## begin

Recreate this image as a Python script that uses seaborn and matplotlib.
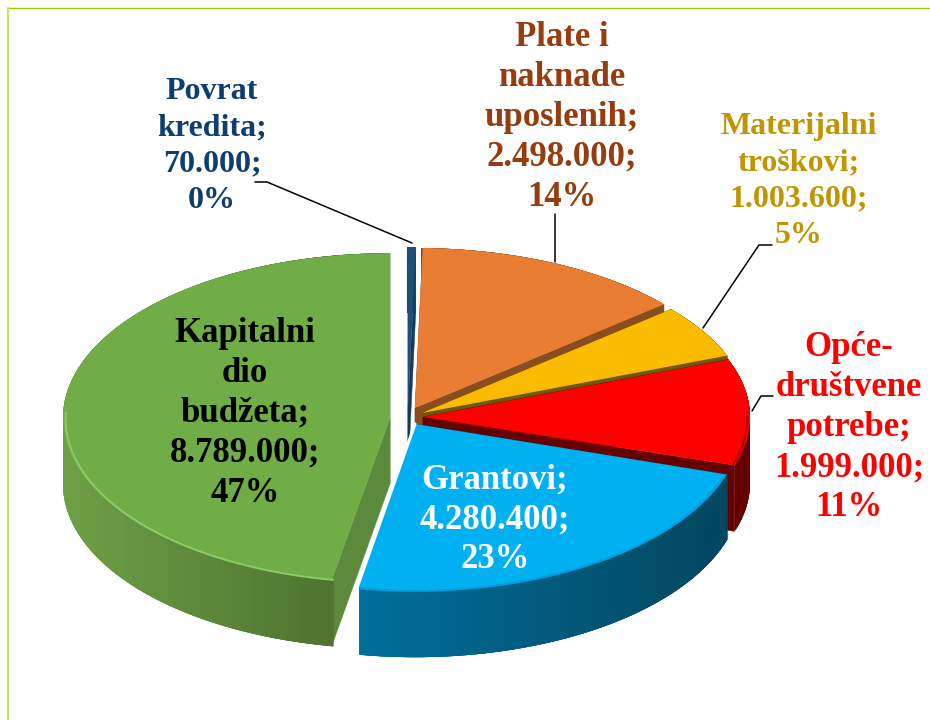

## end
## begin

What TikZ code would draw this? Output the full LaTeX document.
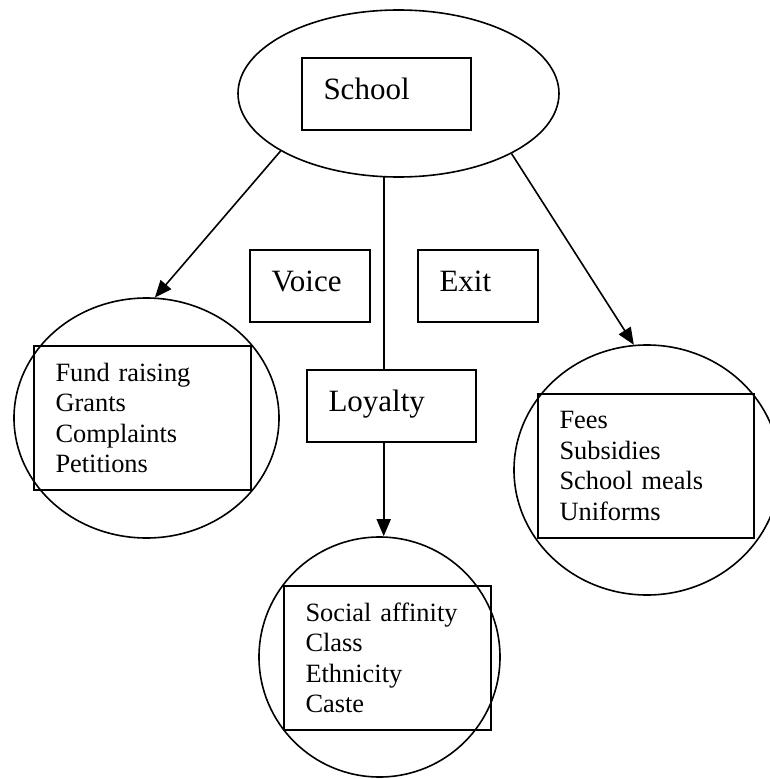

## end
## begin

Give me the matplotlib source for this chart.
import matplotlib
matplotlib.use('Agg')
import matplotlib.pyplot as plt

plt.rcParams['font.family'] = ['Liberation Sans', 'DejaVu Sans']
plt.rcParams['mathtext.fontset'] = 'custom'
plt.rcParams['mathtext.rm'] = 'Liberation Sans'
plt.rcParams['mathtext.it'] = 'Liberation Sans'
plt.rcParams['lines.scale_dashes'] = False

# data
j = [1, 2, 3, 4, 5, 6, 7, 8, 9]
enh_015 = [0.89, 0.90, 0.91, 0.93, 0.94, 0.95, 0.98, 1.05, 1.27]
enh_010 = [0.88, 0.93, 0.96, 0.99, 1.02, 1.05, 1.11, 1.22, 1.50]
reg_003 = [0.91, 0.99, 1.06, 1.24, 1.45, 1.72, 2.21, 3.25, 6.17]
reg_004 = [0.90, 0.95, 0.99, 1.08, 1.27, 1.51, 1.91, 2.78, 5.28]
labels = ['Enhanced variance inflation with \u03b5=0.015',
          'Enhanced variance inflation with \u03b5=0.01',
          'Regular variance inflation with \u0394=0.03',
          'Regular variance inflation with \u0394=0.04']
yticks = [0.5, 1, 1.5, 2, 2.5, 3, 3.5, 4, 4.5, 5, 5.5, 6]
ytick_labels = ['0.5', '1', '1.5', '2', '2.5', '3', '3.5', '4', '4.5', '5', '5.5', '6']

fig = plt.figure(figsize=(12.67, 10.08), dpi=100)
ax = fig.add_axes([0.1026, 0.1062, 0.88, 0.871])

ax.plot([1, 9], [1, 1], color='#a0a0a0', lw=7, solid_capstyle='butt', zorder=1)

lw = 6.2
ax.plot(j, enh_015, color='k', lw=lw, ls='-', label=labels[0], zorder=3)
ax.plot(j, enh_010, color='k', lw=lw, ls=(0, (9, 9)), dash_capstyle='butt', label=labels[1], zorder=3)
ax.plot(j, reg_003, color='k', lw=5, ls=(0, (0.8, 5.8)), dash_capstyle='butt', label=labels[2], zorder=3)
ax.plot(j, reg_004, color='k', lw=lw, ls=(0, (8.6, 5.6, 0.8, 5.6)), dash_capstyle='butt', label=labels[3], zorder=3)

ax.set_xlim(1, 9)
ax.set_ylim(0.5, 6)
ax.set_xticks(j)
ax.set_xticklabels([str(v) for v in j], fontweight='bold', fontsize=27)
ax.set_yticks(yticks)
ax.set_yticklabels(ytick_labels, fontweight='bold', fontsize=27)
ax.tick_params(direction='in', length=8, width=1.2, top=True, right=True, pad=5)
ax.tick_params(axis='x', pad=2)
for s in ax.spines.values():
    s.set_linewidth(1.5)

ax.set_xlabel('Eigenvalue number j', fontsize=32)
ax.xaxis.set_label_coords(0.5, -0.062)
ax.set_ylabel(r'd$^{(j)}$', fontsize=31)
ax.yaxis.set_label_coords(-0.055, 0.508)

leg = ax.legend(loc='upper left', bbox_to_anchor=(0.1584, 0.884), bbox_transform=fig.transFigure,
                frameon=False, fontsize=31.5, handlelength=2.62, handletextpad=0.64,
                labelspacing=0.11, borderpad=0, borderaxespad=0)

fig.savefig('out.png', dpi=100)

## end

▸ **Exercise instructions**: Find the string "this" in the listing and return every line that holds it.

▸ **Correct response**:
Recreate this image as a Python script that uses seaborn and matplotlib.
What TikZ code would draw this? Output the full LaTeX document.
Give me the matplotlib source for this chart.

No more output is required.